Theoretical investigation of electronic and optical properties of ndi-fused-bithiophene (NDI-f-BT) copolymer at different redox states for single-component ambipolar transistors

Abstract

Naphthalene diimide (NDI) copolymerized with thiophene-based donor moieties has the potential to be used as an ambipolar conducting polymer to transport both charge carriers, viz, electrons and holes, at different redox states. The p-type conductivity in these copolymers is not up to the mark compared to the n-type conductivity, and there is scope for improvement by strategically modifying the donor moieties. So, replacing the nonfused thiophene donor moieties with fused thiophene moieties can lead to an increase in the π-conjugation length, which can improve the p-type electronic and optical properties.
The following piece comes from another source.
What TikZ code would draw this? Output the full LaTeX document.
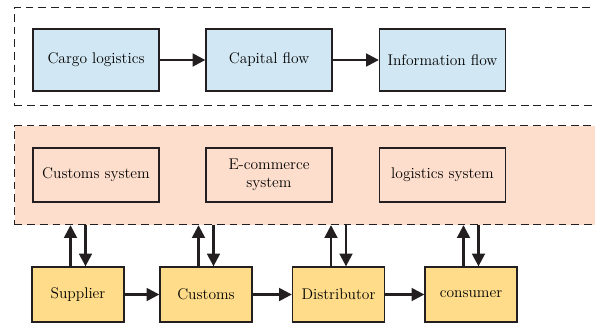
\documentclass[tikz,border=0pt]{standalone}
\usepackage{tikz}
\usetikzlibrary{arrows.meta}
\usetikzlibrary{positioning}
\definecolor{mblue}{RGB}{209, 231, 243}
\definecolor{mpeach}{RGB}{253, 221, 203}
\definecolor{myellow}{RGB}{254, 220, 138}
\definecolor{mdark}{RGB}{35, 31, 32}

\tikzset{
  flowbox/.style={draw=mdark, line width=0.9pt, fill=mblue, minimum width=3.15cm, minimum height=1.55cm, align=center},
  sysbox/.style={draw=mdark, line width=0.9pt, minimum width=3.15cm, minimum height=1.35cm, align=center},
  chainbox/.style={draw=mdark, line width=0.9pt, fill=myellow, minimum width=2.3cm, minimum height=1.375cm, align=center},
  band/.style={draw=mdark, line width=0.8pt, dash pattern=on 5.5pt off 3.5pt, anchor=north west, inner sep=0pt},
  arr/.style={draw=mdark, line width=1.7pt, -{Triangle[length=9pt, width=9pt]}}
}

\begin{document}
\begin{tikzpicture}[x=0.025cm, y=-0.025cm, font=\fontsize{11}{13}\selectfont]
      \clip (0, 0) rectangle (595, 325);

      % dashed bands
      \node [band, minimum width=15.3cm, minimum height=2.45cm] (flowband) at (14, 7) {};
      \node [band, fill=mpeach, minimum width=15.3cm, minimum height=2.475cm] (sysband) at (14, 125) {};

      % flows
      \node [flowbox] (cargo) at (96, 60) {Cargo logistics};
      \node [flowbox] (capital) at (269, 60) {Capital flow};
      \node [flowbox] (info) at (442.5, 60) {Information flow};
      \draw [arr] (cargo) -- (capital);
      \draw [arr] (capital) -- (info);

      % systems
      \node [sysbox] (custsys) at (96, 175) {Customs system};
      \node [sysbox] (ecomsys) at (269, 175) {E-commerce\\system};
      \node [sysbox] (logsys) at (442.5, 175) {logistics system};

      % supply chain
      \node [chainbox] (supplier) at (78, 294.5) {Supplier};
      \node [chainbox] (customs) at (206, 294.5) {Customs};
      \node [chainbox] (distrib) at (338.5, 294.5) {Distributor};
      \node [chainbox] (consumer) at (471, 294.5) {consumer};
      \draw [arr] (supplier) -- (customs);
      \draw [arr] (customs) -- (distrib);
      \draw [arr] (distrib) -- (consumer);

      \foreach \n in {supplier, customs, distrib, consumer} {
        \draw [arr] ([xshift=-0.1875cm]\n.north) -- ([xshift=-0.1875cm]\n.north |- sysband.south);
        \draw [arr] ([xshift=0.1875cm]\n.north |- sysband.south) -- ([xshift=0.1875cm]\n.north);
      }
    \end{tikzpicture}
\end{document}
Here, we have studied the electronic and optical properties of the NDI-fused-bithiophene (NDI-f-BT) donor–acceptor polymer and their evolution at different redox states (up to 200% redox levels) using density functional theory (DFT) and time-dependent density functional theory (TD-DFT). The electron affinity and ionization potential of NDI-f-BT, considering the first redox states, are compared with the experimentally reported lowest unoccupied molecular orbital (LUMO) and highest occupied molecular orbital (HOMO), respectively, measured through electrochemical switching, and they are in good agreement. We note that the TD-DFT calculated optical properties of NDI-f-BT are qualitatively in agreement with the experimental findings and can be used to understand the changes in optical properties during oxidation and reduction. The absorption spectra indicate a red shift up to the 100% redox state, indicating that NDI-f-BT has a good potential to be used in an ambipolar field effect transistor. We also observed the chemical alteration of the donor moieties beyond 100% oxidation level, which leads to an increase in the π-conjugation length to accommodate the bipolaron. This finding indicates that increasing the π-conjugation length can be a strategy to have a balanced p-type conductivity compared to that of the n-type, aiming for ambipolar conductivity of the donor–acceptor copolymer.